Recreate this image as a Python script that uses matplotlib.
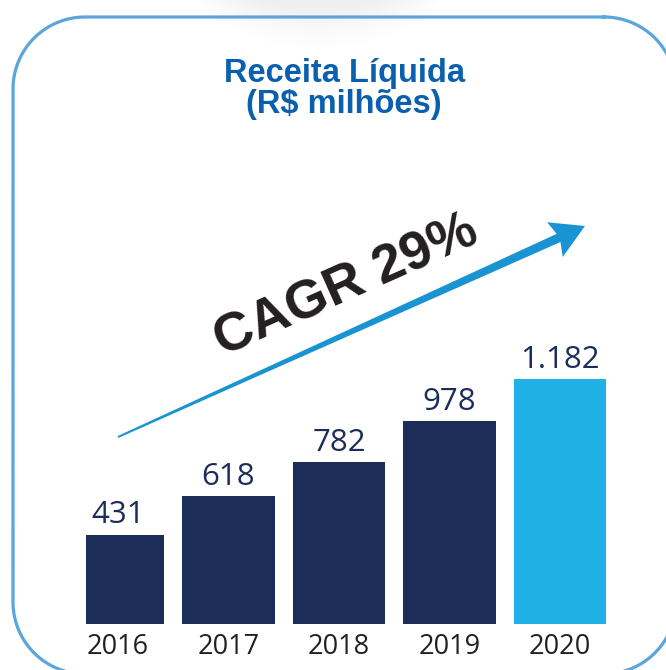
import matplotlib.pyplot as plt
import numpy as np
from matplotlib.patches import Polygon

years = ["2016", "2017", "2018", "2019", "2020"]
receita = [431, 618, 782, 978, 1182]
value_labels = ["431", "618", "782", "978", "1.182"]
bar_colors = ["#1c2d5a", "#1c2d5a", "#1c2d5a", "#1c2d5a", "#1fb0e6"]
title_lines = ["Receita Líquida", "(R$ milhões)"]
cagr_text = "CAGR 29%"

W, H = 666, 670
fig = plt.figure(figsize=(W / 100, H / 100), dpi=100)
fig.patch.set_facecolor("white")


def fx(px):
    return px / W


def fy(py):
    return 1 - py / H


# background layer: soft grey glow at the top and the rounded frame
bg = fig.add_axes([0, 0, 1, 1], zorder=0)
xx, yy = np.meshgrid(np.arange(W), np.arange(H))
d = np.sqrt((xx - 318) ** 2 + (yy + 120) ** 2)
glow = np.clip((172 - d) / 40, 0, 1) * np.clip(1 - yy / 75, 0, 1)
rgba = np.zeros((H, W, 4))
rgba[..., :3] = 0.6
rgba[..., 3] = glow * 0.16
bg.imshow(rgba, extent=(0, W, H, 0), interpolation="bilinear", zorder=0)
bg.set_aspect("auto")
bg.set_xlim(0, W)
bg.set_ylim(H, 0)
bg.axis("off")

# rounded frame (left 13, top 17, right 676, bottom 674, corner radius 72)
r = 72
x0, y0, x1, y1 = 13, 17, 676, 674
corners = [(x1 - r, y0 + r, -90, 0), (x1 - r, y1 - r, 0, 90),
           (x0 + r, y1 - r, 90, 180), (x0 + r, y0 + r, 180, 270)]
fx_pts, fy_pts = [], []
for cx, cy, a0, a1 in corners:
    t = np.radians(np.linspace(a0, a1, 40))
    fx_pts.extend(cx + r * np.cos(t))
    fy_pts.extend(cy + r * np.sin(t))
fx_pts.append(fx_pts[0])
fy_pts.append(fy_pts[0])
bg.plot(fx_pts, fy_pts, color="#5aa5dc", linewidth=2.3, zorder=2, clip_on=False)

# bars
ax = fig.add_axes([fx(86), fy(624), fx(666) - fx(86), fy(140) - fy(624)], zorder=1)
ax.patch.set_alpha(0)
x = np.arange(len(years))
ax.bar(x, receita, width=0.833, color=bar_colors, zorder=3)
ax.set_xlim(-32 / 110.5, 548 / 110.5)
ax.set_ylim(0, 484 / 0.2075)
for s in ax.spines.values():
    s.set_visible(False)
ax.set_yticks([])
ax.set_xticks(x, years)
ax.tick_params(axis="x", length=0, pad=6.5, labelsize=19.5, labelcolor="#231f20")
for lab in ax.get_xticklabels():
    lab.set_fontfamily("Open Sans")

for xi, v, lab in zip(x, receita, value_labels):
    ax.annotate(lab, (xi, v), xytext=(0, 8), textcoords="offset points",
                ha="center", va="baseline", fontsize=22.5,
                family="Open Sans", color="#1c2d5a")

# overlay: growth arrow
ov = fig.add_axes([0, 0, 1, 1], zorder=4)
ov.set_xlim(0, W)
ov.set_ylim(H, 0)
ov.axis("off")
tail = np.array([118.0, 437.0])
tip = np.array([585.0, 226.0])
u = (tip - tail) / np.linalg.norm(tip - tail)
n = np.array([u[1], -u[0]])
head_len, head_w = 29.0, 38.0
base = tip - u * head_len
shaft = Polygon([tail + n * 1.0, base + n * 4.5, base + n * head_w / 2 - u * 4,
                 tip, base - n * head_w / 2 - u * 4, base - n * 4.5, tail - n * 1.0],
                closed=True, facecolor="#1a93d3", edgecolor="none")
ov.add_patch(shaft)

# texts
fig.text(fx(345), fy(82), title_lines[0], ha="center", va="baseline",
         fontsize=23.5, fontweight="bold", family="Liberation Sans", color="#0a5fae")
fig.text(fx(344), fy(113), title_lines[1], ha="center", va="baseline",
         fontsize=23.5, fontweight="bold", family="Liberation Sans", color="#0a5fae")
fig.text(fx(346), fy(286), cagr_text, ha="center", va="center", rotation=24,
         rotation_mode="anchor", fontsize=39, fontweight="bold",
         family="Liberation Sans", color="#231f20", zorder=5)

fig.savefig("out.png", dpi=100)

Problem details: Read the data above. Pull out each line in which the string "matplotlib" appears.

Full solution:
Recreate this image as a Python script that uses matplotlib.
import matplotlib.pyplot as plt
from matplotlib.patches import Polygon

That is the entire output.